→ Stored data:
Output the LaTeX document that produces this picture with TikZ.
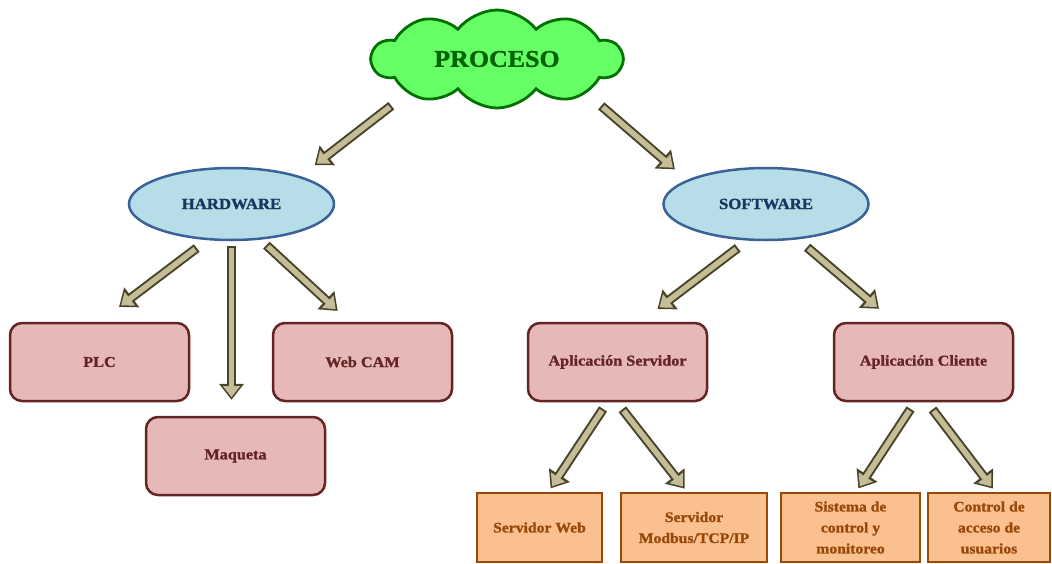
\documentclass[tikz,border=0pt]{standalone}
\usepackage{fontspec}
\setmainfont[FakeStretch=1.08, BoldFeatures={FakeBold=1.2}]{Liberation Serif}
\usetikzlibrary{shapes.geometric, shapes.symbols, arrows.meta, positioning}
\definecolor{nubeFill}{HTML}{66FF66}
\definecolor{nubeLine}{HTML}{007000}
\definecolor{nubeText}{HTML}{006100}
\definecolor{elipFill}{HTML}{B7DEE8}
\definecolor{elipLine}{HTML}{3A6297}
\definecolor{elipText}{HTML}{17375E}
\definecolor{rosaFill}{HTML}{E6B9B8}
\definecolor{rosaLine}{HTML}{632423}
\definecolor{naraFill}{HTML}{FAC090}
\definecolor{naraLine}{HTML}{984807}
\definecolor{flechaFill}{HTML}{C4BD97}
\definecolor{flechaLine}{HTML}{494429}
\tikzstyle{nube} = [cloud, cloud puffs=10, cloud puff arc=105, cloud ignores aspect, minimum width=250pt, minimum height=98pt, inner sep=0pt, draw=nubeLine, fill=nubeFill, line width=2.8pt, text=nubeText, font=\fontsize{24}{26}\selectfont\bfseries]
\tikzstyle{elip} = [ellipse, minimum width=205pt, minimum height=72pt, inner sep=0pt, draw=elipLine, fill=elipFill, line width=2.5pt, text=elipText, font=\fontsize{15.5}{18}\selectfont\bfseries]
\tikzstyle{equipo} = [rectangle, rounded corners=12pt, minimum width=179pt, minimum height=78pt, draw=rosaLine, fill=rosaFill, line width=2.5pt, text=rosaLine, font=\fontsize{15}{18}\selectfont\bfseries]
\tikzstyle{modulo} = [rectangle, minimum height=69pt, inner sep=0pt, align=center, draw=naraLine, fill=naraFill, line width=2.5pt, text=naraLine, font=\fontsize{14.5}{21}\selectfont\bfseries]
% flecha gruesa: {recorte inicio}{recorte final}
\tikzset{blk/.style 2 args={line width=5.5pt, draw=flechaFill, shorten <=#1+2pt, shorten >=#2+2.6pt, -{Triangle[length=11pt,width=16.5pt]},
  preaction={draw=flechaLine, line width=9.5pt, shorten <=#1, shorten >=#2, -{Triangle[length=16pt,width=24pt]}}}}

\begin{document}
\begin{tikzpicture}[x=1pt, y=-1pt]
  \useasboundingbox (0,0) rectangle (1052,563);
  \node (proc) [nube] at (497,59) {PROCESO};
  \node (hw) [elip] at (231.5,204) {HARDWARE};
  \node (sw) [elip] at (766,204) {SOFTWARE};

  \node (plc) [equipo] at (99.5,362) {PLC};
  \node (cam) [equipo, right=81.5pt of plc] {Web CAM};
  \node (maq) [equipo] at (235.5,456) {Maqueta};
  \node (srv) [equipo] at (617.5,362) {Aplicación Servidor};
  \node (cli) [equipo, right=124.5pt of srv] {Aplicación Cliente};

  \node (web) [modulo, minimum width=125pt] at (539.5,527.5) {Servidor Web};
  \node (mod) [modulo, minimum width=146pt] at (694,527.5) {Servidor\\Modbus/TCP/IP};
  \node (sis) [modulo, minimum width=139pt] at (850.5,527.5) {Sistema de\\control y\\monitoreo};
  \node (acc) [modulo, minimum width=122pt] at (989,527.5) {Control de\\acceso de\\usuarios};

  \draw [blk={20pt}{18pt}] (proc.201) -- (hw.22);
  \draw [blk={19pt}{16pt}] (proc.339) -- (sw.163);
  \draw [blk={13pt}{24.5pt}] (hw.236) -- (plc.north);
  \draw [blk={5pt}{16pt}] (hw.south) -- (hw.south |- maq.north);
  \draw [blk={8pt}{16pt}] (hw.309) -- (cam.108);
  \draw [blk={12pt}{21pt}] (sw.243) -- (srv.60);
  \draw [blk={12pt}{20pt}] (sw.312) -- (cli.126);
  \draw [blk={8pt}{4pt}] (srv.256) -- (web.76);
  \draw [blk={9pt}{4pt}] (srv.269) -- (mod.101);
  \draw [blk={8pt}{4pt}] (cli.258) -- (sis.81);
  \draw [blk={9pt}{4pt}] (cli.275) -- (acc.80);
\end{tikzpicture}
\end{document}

→ Exercise details: Omit every picture, then reproduce the rest of the listing exactly.

→ Solution to this exercise:
Output the LaTeX document that produces this picture with TikZ.
\documentclass[tikz,border=0pt]{standalone}
\usepackage{fontspec}
\setmainfont[FakeStretch=1.08, BoldFeatures={FakeBold=1.2}]{Liberation Serif}
\usetikzlibrary{shapes.geometric, shapes.symbols, arrows.meta, positioning}
\definecolor{nubeFill}{HTML}{66FF66}
\definecolor{nubeLine}{HTML}{007000}
\definecolor{nubeText}{HTML}{006100}
\definecolor{elipFill}{HTML}{B7DEE8}
\definecolor{elipLine}{HTML}{3A6297}
\definecolor{elipText}{HTML}{17375E}
\definecolor{rosaFill}{HTML}{E6B9B8}
\definecolor{rosaLine}{HTML}{632423}
\definecolor{naraFill}{HTML}{FAC090}
\definecolor{naraLine}{HTML}{984807}
\definecolor{flechaFill}{HTML}{C4BD97}
\definecolor{flechaLine}{HTML}{494429}
\tikzstyle{nube} = [cloud, cloud puffs=10, cloud puff arc=105, cloud ignores aspect, minimum width=250pt, minimum height=98pt, inner sep=0pt, draw=nubeLine, fill=nubeFill, line width=2.8pt, text=nubeText, font=\fontsize{24}{26}\selectfont\bfseries]
\tikzstyle{elip} = [ellipse, minimum width=205pt, minimum height=72pt, inner sep=0pt, draw=elipLine, fill=elipFill, line width=2.5pt, text=elipText, font=\fontsize{15.5}{18}\selectfont\bfseries]
\tikzstyle{equipo} = [rectangle, rounded corners=12pt, minimum width=179pt, minimum height=78pt, draw=rosaLine, fill=rosaFill, line width=2.5pt, text=rosaLine, font=\fontsize{15}{18}\selectfont\bfseries]
\tikzstyle{modulo} = [rectangle, minimum height=69pt, inner sep=0pt, align=center, draw=naraLine, fill=naraFill, line width=2.5pt, text=naraLine, font=\fontsize{14.5}{21}\selectfont\bfseries]
% flecha gruesa: {recorte inicio}{recorte final}
\tikzset{blk/.style 2 args={line width=5.5pt, draw=flechaFill, shorten <=#1+2pt, shorten >=#2+2.6pt, -{Triangle[length=11pt,width=16.5pt]},
  preaction={draw=flechaLine, line width=9.5pt, shorten <=#1, shorten >=#2, -{Triangle[length=16pt,width=24pt]}}}}

\begin{document}
\begin{tikzpicture}[x=1pt, y=-1pt]
  \useasboundingbox (0,0) rectangle (1052,563);
  \node (proc) [nube] at (497,59) {PROCESO};
  \node (hw) [elip] at (231.5,204) {HARDWARE};
  \node (sw) [elip] at (766,204) {SOFTWARE};

  \node (plc) [equipo] at (99.5,362) {PLC};
  \node (cam) [equipo, right=81.5pt of plc] {Web CAM};
  \node (maq) [equipo] at (235.5,456) {Maqueta};
  \node (srv) [equipo] at (617.5,362) {Aplicación Servidor};
  \node (cli) [equipo, right=124.5pt of srv] {Aplicación Cliente};

  \node (web) [modulo, minimum width=125pt] at (539.5,527.5) {Servidor Web};
  \node (mod) [modulo, minimum width=146pt] at (694,527.5) {Servidor\\Modbus/TCP/IP};
  \node (sis) [modulo, minimum width=139pt] at (850.5,527.5) {Sistema de\\control y\\monitoreo};
  \node (acc) [modulo, minimum width=122pt] at (989,527.5) {Control de\\acceso de\\usuarios};

  \draw [blk={20pt}{18pt}] (proc.201) -- (hw.22);
  \draw [blk={19pt}{16pt}] (proc.339) -- (sw.163);
  \draw [blk={13pt}{24.5pt}] (hw.236) -- (plc.north);
  \draw [blk={5pt}{16pt}] (hw.south) -- (hw.south |- maq.north);
  \draw [blk={8pt}{16pt}] (hw.309) -- (cam.108);
  \draw [blk={12pt}{21pt}] (sw.243) -- (srv.60);
  \draw [blk={12pt}{20pt}] (sw.312) -- (cli.126);
  \draw [blk={8pt}{4pt}] (srv.256) -- (web.76);
  \draw [blk={9pt}{4pt}] (srv.269) -- (mod.101);
  \draw [blk={8pt}{4pt}] (cli.258) -- (sis.81);
  \draw [blk={9pt}{4pt}] (cli.275) -- (acc.80);
\end{tikzpicture}
\end{document}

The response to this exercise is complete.